_INSTRUCTION_
Your copy of the material below should match it exactly, except that it holds no pictures.

+ + + +

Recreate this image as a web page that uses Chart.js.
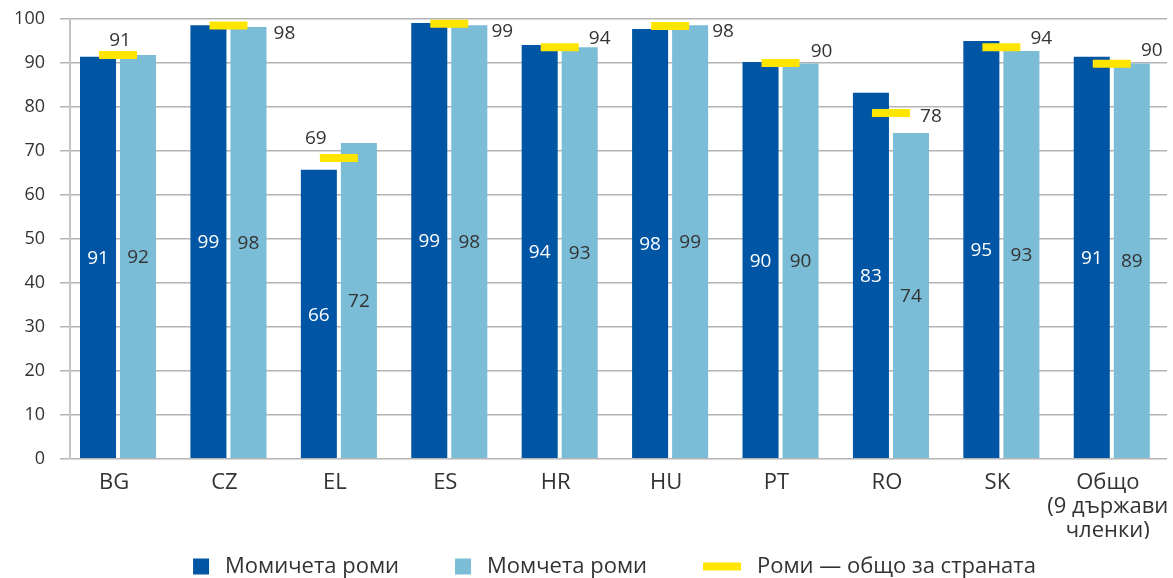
<!DOCTYPE html>
<html>
<head>
<meta charset="utf-8">
<script src="https://cdn.jsdelivr.net/npm/chart.js@4/dist/chart.umd.min.js"></script>
<style>
  html, body { margin: 0; padding: 0; background: #ffffff; }
  #c { display: block; }
</style>
</head>
<body>
<canvas id="c" width="1173" height="578"></canvas>
<script>
// ---- data ----
const categories = ['BG', 'CZ', 'EL', 'ES', 'HR', 'HU', 'PT', 'RO', 'SK', ['Общо', '(9 държави', 'членки)']];
const girls      = [91.4, 98.6, 65.7, 99.1, 94.1, 97.7, 90.2, 83.2, 95.0, 91.4];
const boys       = [91.8, 98.2, 71.8, 98.6, 93.6, 98.6, 89.9, 74.1, 92.7, 89.9];
const total      = [91.8, 98.5, 68.4, 98.9, 93.6, 98.4, 90.0, 78.6, 93.6, 89.8];
const girlsText  = ['91', '99', '66', '99', '94', '98', '90', '83', '95', '91'];
const boysText   = ['92', '98', '72', '98', '93', '99', '90', '74', '93', '89'];
const totalText  = ['91', '98', '69', '99', '94', '98', '90', '78', '94', '90'];
const yTicks     = [0, 10, 20, 30, 40, 50, 60, 70, 80, 90, 100];
const seriesNames = ['Момичета роми', 'Момчета роми', 'Роми — общо за страната'];

// ---- styling ----
const DARK = '#0055a4', LIGHT = '#7bbcd7', YELLOW = '#ffe500', TEXT = '#333333';
const FONT = "'Open Sans', 'Noto Sans', sans-serif";
// label placement for the national total marker labels (dx, dy from marker centre)
const totalLabelOffsets = [[2,-16],[56,7],[-23,-21],[53,6],[40,-10],[53,4],[41,-13],[40,2],[40,-10],[40,-15]];

Chart.defaults.font.family = FONT;
Chart.defaults.color = TEXT;

const toXY = arr => arr.map((v, i) => ({ x: i, y: v }));

const valueLabels = {
  id: 'valueLabels',
  afterDatasetsDraw(chart) {
    const ctx = chart.ctx;
    ctx.save();
    ctx.textAlign = 'center';
    ctx.textBaseline = 'alphabetic';
    ctx.font = '19px ' + FONT;
    const fs = 19, capHalf = fs * 0.357;
    chart.getDatasetMeta(0).data.forEach((bar, i) => {
      const p = bar.getProps(['x', 'y', 'base'], true);
      ctx.fillStyle = '#ffffff';
      ctx.fillText(girlsText[i], p.x, (p.y + p.base) / 2 + capHalf);
    });
    chart.getDatasetMeta(1).data.forEach((bar, i) => {
      const p = bar.getProps(['x', 'y', 'base'], true);
      ctx.fillStyle = TEXT;
      ctx.fillText(boysText[i], p.x, (p.y + p.base) / 2 + capHalf);
    });
    chart.getDatasetMeta(2).data.forEach((pt, i) => {
      const o = totalLabelOffsets[i];
      ctx.fillStyle = TEXT;
      ctx.fillText(totalText[i], pt.x + o[0], pt.y + o[1] + capHalf);
    });
    ctx.restore();
  }
};

const customLegend = {
  id: 'customLegend',
  afterDraw(chart) {
    const ctx = chart.ctx;
    const area = chart.chartArea;
    ctx.save();
    ctx.font = '22px ' + FONT;
    ctx.textBaseline = 'alphabetic';
    ctx.textAlign = 'left';
    const items = [
      { kind: 'box', color: DARK, text: seriesNames[0], w: 16 },
      { kind: 'box', color: LIGHT, text: seriesNames[1], w: 16 },
      { kind: 'line', color: YELLOW, text: seriesNames[2], w: 38 }
    ];
    const symGap = 16, itemGap = 56;
    let totalW = 0;
    items.forEach((it, k) => {
      it.tw = ctx.measureText(it.text).width;
      totalW += it.w + symGap + it.tw + (k < items.length - 1 ? itemGap : 0);
    });
    let x = (area.left + area.right) / 2 - 4 - totalW / 2;
    const cy = chart.height - 11.5;
    items.forEach(it => {
      ctx.fillStyle = it.color;
      if (it.kind === 'box') ctx.fillRect(x, cy - 8, 16, 16);
      else ctx.fillRect(x, cy - 4, 38, 8);
      x += it.w + symGap;
      ctx.fillStyle = TEXT;
      ctx.fillText(it.text, x, cy + 6);
      x += it.tw + itemGap;
    });
    ctx.restore();
  }
};

new Chart(document.getElementById('c'), {
  type: 'bar',
  data: {
    datasets: [
      { label: seriesNames[0], data: toXY(girls), backgroundColor: DARK, order: 1,
        barPercentage: 0.9, categoryPercentage: 0.725 },
      { label: seriesNames[1], data: toXY(boys), backgroundColor: LIGHT, order: 1,
        barPercentage: 0.9, categoryPercentage: 0.725 },
      { type: 'line', label: seriesNames[2], data: toXY(total), order: 0,
        showLine: false, pointStyle: 'line', pointRadius: 19, pointHoverRadius: 19,
        pointBorderWidth: 8, pointBorderColor: YELLOW, borderColor: YELLOW,
        backgroundColor: YELLOW, clip: false }
    ]
  },
  options: {
    responsive: false,
    animation: false,
    events: [],
    layout: { autoPadding: false, padding: { top: 19, right: 6, bottom: 39.3, left: 0 } },
    plugins: { legend: { display: false }, tooltip: { enabled: false } },
    scales: {
      x: {
        type: 'linear',
        min: -0.435,
        max: 9.5,
        offset: false,
        grid: { display: false, drawTicks: false, offset: false },
        border: { display: false },
        afterBuildTicks: axis => { axis.ticks = categories.map((_, i) => ({ value: i })); },
        afterFit: scale => { scale.height = 80; scale.paddingLeft = 0; scale.paddingRight = 0; },
        ticks: {
          autoSkip: false,
          maxRotation: 0,
          padding: 12,
          labelOffset: -4,
          color: TEXT,
          font: { size: 22, lineHeight: 1.1 },
          callback: v => categories[v]
        }
      },
      y: {
        min: 0,
        max: 100,
        afterBuildTicks: axis => { axis.ticks = yTicks.map(v => ({ value: v })); },
        afterFit: scale => { scale.width = 70; scale.paddingTop = 0; scale.paddingBottom = 0; },
        grid: { color: '#b4b4b4', lineWidth: 1.5, tickLength: 10, drawTicks: true },
        border: { display: true, color: '#c4c4c4', width: 2 },
        ticks: { padding: 15, color: TEXT, font: { size: 18 } }
      }
    }
  },
  plugins: [valueLabels, customLegend]
});
</script>
</body>
</html>
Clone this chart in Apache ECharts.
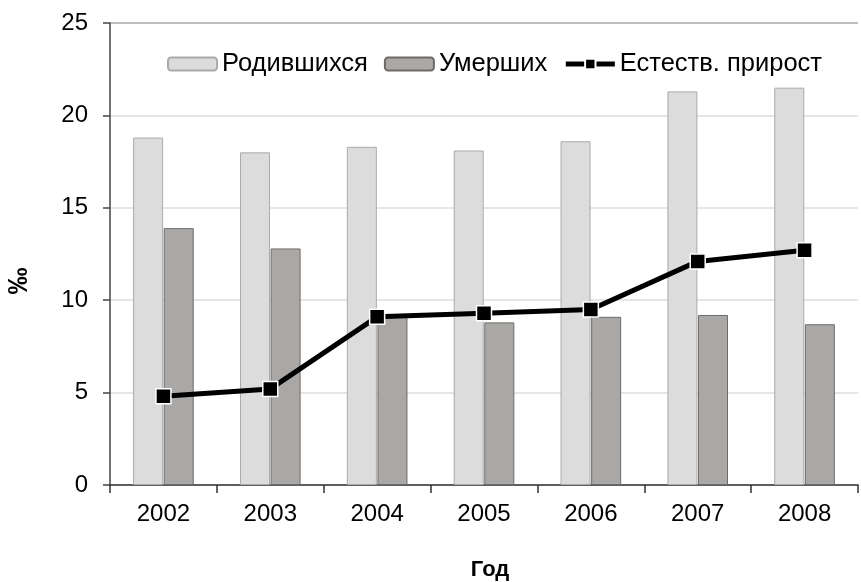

+ + + +

_RESULT FOR THIS TASK_
Recreate this image as a web page that uses Chart.js.
<!DOCTYPE html>
<html>
<head>
<meta charset="utf-8">
<script src="https://cdn.jsdelivr.net/npm/chart.js@4/dist/chart.umd.min.js"></script>
<style>
  html, body { margin: 0; padding: 0; background: #ffffff; }
  #c { display: block; }
</style>
</head>
<body>
<canvas id="c" width="1173" height="578"></canvas>
<script>
// ---- data ----
const categories = ['BG', 'CZ', 'EL', 'ES', 'HR', 'HU', 'PT', 'RO', 'SK', ['Общо', '(9 държави', 'членки)']];
const girls      = [91.4, 98.6, 65.7, 99.1, 94.1, 97.7, 90.2, 83.2, 95.0, 91.4];
const boys       = [91.8, 98.2, 71.8, 98.6, 93.6, 98.6, 89.9, 74.1, 92.7, 89.9];
const total      = [91.8, 98.5, 68.4, 98.9, 93.6, 98.4, 90.0, 78.6, 93.6, 89.8];
const girlsText  = ['91', '99', '66', '99', '94', '98', '90', '83', '95', '91'];
const boysText   = ['92', '98', '72', '98', '93', '99', '90', '74', '93', '89'];
const totalText  = ['91', '98', '69', '99', '94', '98', '90', '78', '94', '90'];
const yTicks     = [0, 10, 20, 30, 40, 50, 60, 70, 80, 90, 100];
const seriesNames = ['Момичета роми', 'Момчета роми', 'Роми — общо за страната'];

// ---- styling ----
const DARK = '#0055a4', LIGHT = '#7bbcd7', YELLOW = '#ffe500', TEXT = '#333333';
const FONT = "'Open Sans', 'Noto Sans', sans-serif";
// label placement for the national total marker labels (dx, dy from marker centre)
const totalLabelOffsets = [[2,-16],[56,7],[-23,-21],[53,6],[40,-10],[53,4],[41,-13],[40,2],[40,-10],[40,-15]];

Chart.defaults.font.family = FONT;
Chart.defaults.color = TEXT;

const toXY = arr => arr.map((v, i) => ({ x: i, y: v }));

const valueLabels = {
  id: 'valueLabels',
  afterDatasetsDraw(chart) {
    const ctx = chart.ctx;
    ctx.save();
    ctx.textAlign = 'center';
    ctx.textBaseline = 'alphabetic';
    ctx.font = '19px ' + FONT;
    const fs = 19, capHalf = fs * 0.357;
    chart.getDatasetMeta(0).data.forEach((bar, i) => {
      const p = bar.getProps(['x', 'y', 'base'], true);
      ctx.fillStyle = '#ffffff';
      ctx.fillText(girlsText[i], p.x, (p.y + p.base) / 2 + capHalf);
    });
    chart.getDatasetMeta(1).data.forEach((bar, i) => {
      const p = bar.getProps(['x', 'y', 'base'], true);
      ctx.fillStyle = TEXT;
      ctx.fillText(boysText[i], p.x, (p.y + p.base) / 2 + capHalf);
    });
    chart.getDatasetMeta(2).data.forEach((pt, i) => {
      const o = totalLabelOffsets[i];
      ctx.fillStyle = TEXT;
      ctx.fillText(totalText[i], pt.x + o[0], pt.y + o[1] + capHalf);
    });
    ctx.restore();
  }
};

const customLegend = {
  id: 'customLegend',
  afterDraw(chart) {
    const ctx = chart.ctx;
    const area = chart.chartArea;
    ctx.save();
    ctx.font = '22px ' + FONT;
    ctx.textBaseline = 'alphabetic';
    ctx.textAlign = 'left';
    const items = [
      { kind: 'box', color: DARK, text: seriesNames[0], w: 16 },
      { kind: 'box', color: LIGHT, text: seriesNames[1], w: 16 },
      { kind: 'line', color: YELLOW, text: seriesNames[2], w: 38 }
    ];
    const symGap = 16, itemGap = 56;
    let totalW = 0;
    items.forEach((it, k) => {
      it.tw = ctx.measureText(it.text).width;
      totalW += it.w + symGap + it.tw + (k < items.length - 1 ? itemGap : 0);
    });
    let x = (area.left + area.right) / 2 - 4 - totalW / 2;
    const cy = chart.height - 11.5;
    items.forEach(it => {
      ctx.fillStyle = it.color;
      if (it.kind === 'box') ctx.fillRect(x, cy - 8, 16, 16);
      else ctx.fillRect(x, cy - 4, 38, 8);
      x += it.w + symGap;
      ctx.fillStyle = TEXT;
      ctx.fillText(it.text, x, cy + 6);
      x += it.tw + itemGap;
    });
    ctx.restore();
  }
};

new Chart(document.getElementById('c'), {
  type: 'bar',
  data: {
    datasets: [
      { label: seriesNames[0], data: toXY(girls), backgroundColor: DARK, order: 1,
        barPercentage: 0.9, categoryPercentage: 0.725 },
      { label: seriesNames[1], data: toXY(boys), backgroundColor: LIGHT, order: 1,
        barPercentage: 0.9, categoryPercentage: 0.725 },
      { type: 'line', label: seriesNames[2], data: toXY(total), order: 0,
        showLine: false, pointStyle: 'line', pointRadius: 19, pointHoverRadius: 19,
        pointBorderWidth: 8, pointBorderColor: YELLOW, borderColor: YELLOW,
        backgroundColor: YELLOW, clip: false }
    ]
  },
  options: {
    responsive: false,
    animation: false,
    events: [],
    layout: { autoPadding: false, padding: { top: 19, right: 6, bottom: 39.3, left: 0 } },
    plugins: { legend: { display: false }, tooltip: { enabled: false } },
    scales: {
      x: {
        type: 'linear',
        min: -0.435,
        max: 9.5,
        offset: false,
        grid: { display: false, drawTicks: false, offset: false },
        border: { display: false },
        afterBuildTicks: axis => { axis.ticks = categories.map((_, i) => ({ value: i })); },
        afterFit: scale => { scale.height = 80; scale.paddingLeft = 0; scale.paddingRight = 0; },
        ticks: {
          autoSkip: false,
          maxRotation: 0,
          padding: 12,
          labelOffset: -4,
          color: TEXT,
          font: { size: 22, lineHeight: 1.1 },
          callback: v => categories[v]
        }
      },
      y: {
        min: 0,
        max: 100,
        afterBuildTicks: axis => { axis.ticks = yTicks.map(v => ({ value: v })); },
        afterFit: scale => { scale.width = 70; scale.paddingTop = 0; scale.paddingBottom = 0; },
        grid: { color: '#b4b4b4', lineWidth: 1.5, tickLength: 10, drawTicks: true },
        border: { display: true, color: '#c4c4c4', width: 2 },
        ticks: { padding: 15, color: TEXT, font: { size: 18 } }
      }
    }
  },
  plugins: [valueLabels, customLegend]
});
</script>
</body>
</html>
Clone this chart in Apache ECharts.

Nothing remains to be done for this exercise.